The Stem Cell Transplantation Program at Dana-Farber Brigham Cancer Center provides multidisciplinary care for patients with blood cancers such as leukemia, lymphoma and myeloma and benign blood diseases such as sickle cell anemia. The Stem Cell Transplantation Program unites specialists from one of the world’s leading cancer institutes with experts from our top-ranked hospital.
Our team includes physician specialists in hematology, medical oncology, pathology and radiation therapy, working alongside dentists, nurses, pharmacists, social workers, nutritionists, physical therapists, donor search coordinators and researchers.

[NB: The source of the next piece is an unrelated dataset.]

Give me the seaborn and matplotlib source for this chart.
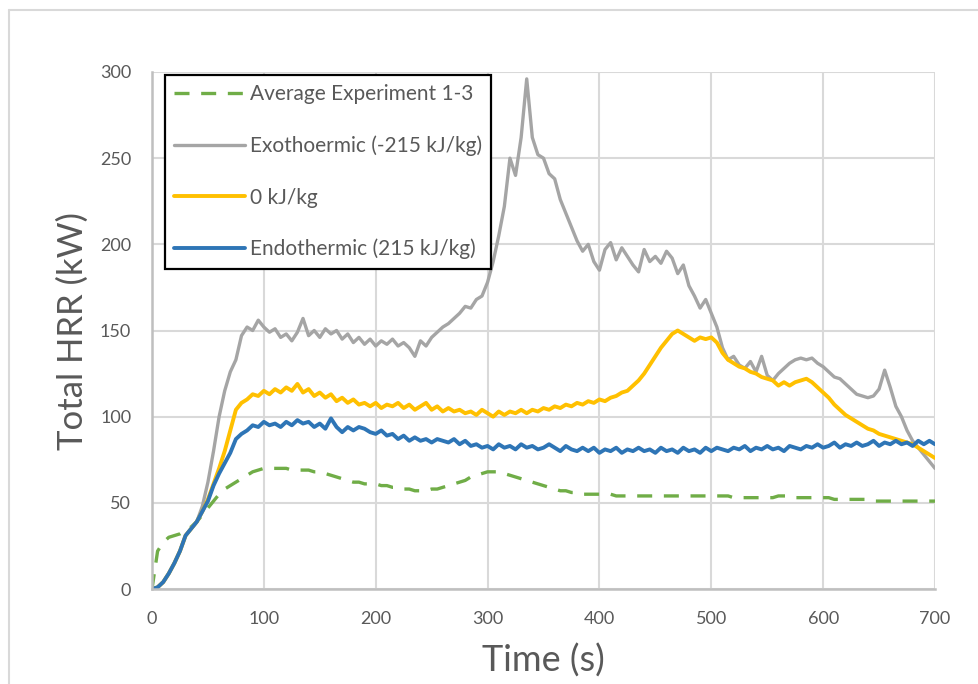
"""
Total heat release rate vs time for the three reaction-enthalpy cases
and the averaged experiment. Saves out.png.
"""

import numpy as np
import pandas as pd
import seaborn as sns
from matplotlib import pyplot as plt
from matplotlib.lines import Line2D

# Time grid (s), one sample every 5 s
TIME = np.arange(0, 701, 5)

# Average Experiment 1-3 (kW)
AVG_EXP = [
    0, 22, 27, 30, 31, 32, 34, 36, 39, 43, 47, 51, 55, 58, 60, 62, 64, 66, 68, 69,
    70, 70, 70, 70, 70, 69, 69, 69, 69, 68, 68, 67, 66, 65, 64, 63, 62, 62, 61, 61,
    61, 60, 60, 59, 59, 58, 58, 57, 57, 57, 58, 58, 59, 60, 61, 62, 63, 65, 66, 67,
    68, 68, 68, 67, 66, 65, 64, 63, 62, 61, 60, 59, 58, 57, 57, 56, 56, 55, 55, 55,
    55, 55, 55, 54, 54, 54, 54, 54, 54, 54, 54, 54, 54, 54, 54, 54, 54, 54, 54, 54,
    54, 54, 54, 54, 53, 53, 53, 53, 53, 53, 53, 53, 54, 54, 54, 53, 53, 53, 53, 53,
    53, 53, 52, 52, 52, 52, 52, 52, 52, 51, 51, 51, 51, 51, 51, 51, 51, 51, 51, 51,
    51,
]

# Exothermic (-215 kJ/kg) (kW)
EXO = [
    0, 1, 4, 9, 15, 22, 31, 35, 39, 48, 62, 80, 100, 115, 126, 133, 147, 152, 150, 156,
    152, 149, 151, 146, 148, 144, 149, 157, 147, 150, 146, 151, 148, 150, 145, 148, 143, 146, 142, 145,
    141, 144, 142, 145, 141, 143, 140, 135, 144, 141, 146, 149, 152, 154, 157, 160, 164, 163, 168, 170,
    178, 190, 205, 222, 250, 240, 262, 296, 262, 252, 250, 241, 238, 226, 218, 210, 202, 196, 200, 190,
    185, 197, 201, 191, 198, 193, 188, 184, 197, 190, 193, 189, 196, 192, 183, 188, 176, 170, 163, 168,
    160, 152, 140, 133, 135, 130, 128, 132, 126, 135, 124, 121, 125, 128, 131, 133, 134, 133, 134, 131,
    129, 126, 123, 122, 119, 116, 113, 112, 111, 112, 116, 127, 117, 106, 100, 92, 86, 82, 78, 74,
    70,
]

# 0 kJ/kg (kW)
ZERO = [
    0, 1, 4, 9, 15, 22, 31, 35, 39, 45, 52, 61, 70, 80, 92, 104, 108, 110, 113, 112,
    115, 113, 116, 114, 117, 115, 119, 114, 116, 112, 114, 111, 113, 109, 111, 108, 110, 107, 108, 106,
    108, 105, 107, 106, 108, 105, 107, 104, 106, 108, 104, 106, 103, 105, 103, 104, 102, 103, 101, 104,
    102, 100, 103, 101, 103, 102, 104, 102, 104, 103, 105, 104, 106, 105, 107, 106, 108, 107, 109, 108,
    110, 109, 111, 112, 114, 115, 118, 121, 125, 130, 135, 140, 144, 148, 150, 148, 146, 144, 146, 145,
    146, 143, 137, 133, 131, 129, 128, 126, 125, 123, 122, 121, 118, 120, 118, 120, 121, 122, 120, 117,
    114, 111, 107, 104, 101, 99, 97, 95, 93, 92, 90, 89, 88, 87, 86, 85, 84, 82, 80, 78,
    76,
]

# Endothermic (215 kJ/kg) (kW)
ENDO = [
    0, 1, 4, 9, 15, 22, 31, 35, 39, 45, 51, 60, 67, 73, 79, 87, 90, 92, 95, 94,
    97, 95, 96, 94, 97, 95, 98, 96, 97, 94, 96, 93, 99, 94, 91, 94, 92, 94, 93, 91,
    90, 92, 89, 90, 87, 89, 86, 88, 86, 87, 85, 87, 86, 85, 87, 84, 86, 83, 84, 82,
    83, 81, 84, 82, 83, 81, 84, 82, 83, 81, 82, 84, 82, 80, 83, 81, 80, 82, 80, 82,
    79, 81, 80, 82, 79, 81, 80, 82, 80, 81, 79, 82, 80, 81, 79, 82, 80, 81, 79, 82,
    80, 82, 81, 80, 82, 81, 83, 80, 82, 81, 83, 81, 82, 80, 83, 82, 81, 83, 82, 84,
    82, 83, 85, 82, 84, 83, 85, 83, 84, 86, 83, 85, 84, 86, 84, 85, 83, 86, 84, 86,
    84,
]

SERIES = [
    ("Average Experiment 1-3", AVG_EXP, "#70AD47", 2.4, (0, (4.5, 3.5))),
    ("Exothoermic (-215 kJ/kg)", EXO, "#A5A5A5", 2.4, "-"),
    ("0 kJ/kg", ZERO, "#FFC000", 2.8, "-"),
    ("Endothermic (215 kJ/kg)", ENDO, "#2E75B6", 2.8, "-"),
]

TEXT_COLOR = "#595959"
GRID_COLOR = "#D9D9D9"

sns.set_theme(style="white")
plt.rcParams["font.family"] = ["Lato", "DejaVu Sans"]

fig = plt.figure(figsize=(9.79, 6.84), dpi=100)
ax = fig.add_axes([152 / 979, 1 - 589 / 684, 783 / 979, 517 / 684])

for label, values, color, lw, ls in SERIES:
    df = pd.DataFrame({"time": TIME, "hrr": values})
    sns.lineplot(
        data=df, x="time", y="hrr", ax=ax, color=color,
        linewidth=lw, linestyle=ls, label=label, estimator=None,
    )

ax.set_xlim(0, 700)
ax.set_ylim(0, 300)
ax.set_xticks(range(0, 701, 100))
ax.set_yticks(range(0, 301, 50))
ax.grid(True, color=GRID_COLOR, linewidth=1.5)
ax.set_axisbelow(True)
for side in ("top", "right"):
    ax.spines[side].set_visible(False)
for side in ("left", "bottom"):
    ax.spines[side].set_color("#BFBFBF")
    ax.spines[side].set_linewidth(1.8)
ax.tick_params(axis="both", colors=TEXT_COLOR, labelsize=13, length=0)
ax.tick_params(axis="x", pad=16)
ax.tick_params(axis="y", pad=15)

ax.set_xlabel("Time (s)", fontsize=26, color=TEXT_COLOR, labelpad=12)
ax.set_ylabel("Total HRR (kW)", fontsize=25, color=TEXT_COLOR, labelpad=8)

leg = ax.legend(
    loc="upper left", bbox_to_anchor=(0.0166, 0.994), borderaxespad=0,
    fontsize=15, handlelength=3.4, handletextpad=0.22, labelspacing=1.5,
    borderpad=0.45, fancybox=False, framealpha=1, edgecolor="black",
)
leg.get_frame().set_linewidth(1.6)
for t in leg.get_texts():
    t.set_color(TEXT_COLOR)

# Light chart-area border (runs off the right and bottom edges)
fig.add_artist(Line2D([9 / 979, 1.0], [1 - 10 / 684] * 2, color=GRID_COLOR, linewidth=1.5))
fig.add_artist(Line2D([9 / 979] * 2, [0.0, 1 - 10 / 684], color=GRID_COLOR, linewidth=1.5))

fig.savefig("out.png", dpi=100)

Our specialists collaborate constantly to ensure that your care plan offers the best possible outcomes.
A stem cell transplant—also referred to as a bone marrow transplant—is a medical procedure that infuses healthy blood-forming stem cells into patients who have had theirs destroyed by high doses of chemotherapy or radiation therapy. The blood-forming stem cells can come from the bone marrow, bloodstream or umbilical cord. Stem cell transplants may use your own stem cells (autologous transplant) or require a donor’s stem cells (allogeneic transplant).
The process of growing new blood cells takes between two to four weeks. During this time, you may be hospitalized at Brigham and Women’s Hospital so your care team can monitor your progress. Even after your blood counts return to normal, it takes longer for your immune system to recover—several months for autologous transplants and one to two years for allogeneic transplants. Your care team will continue to help you manage your care and any side-effects of treatment as you resume daily life.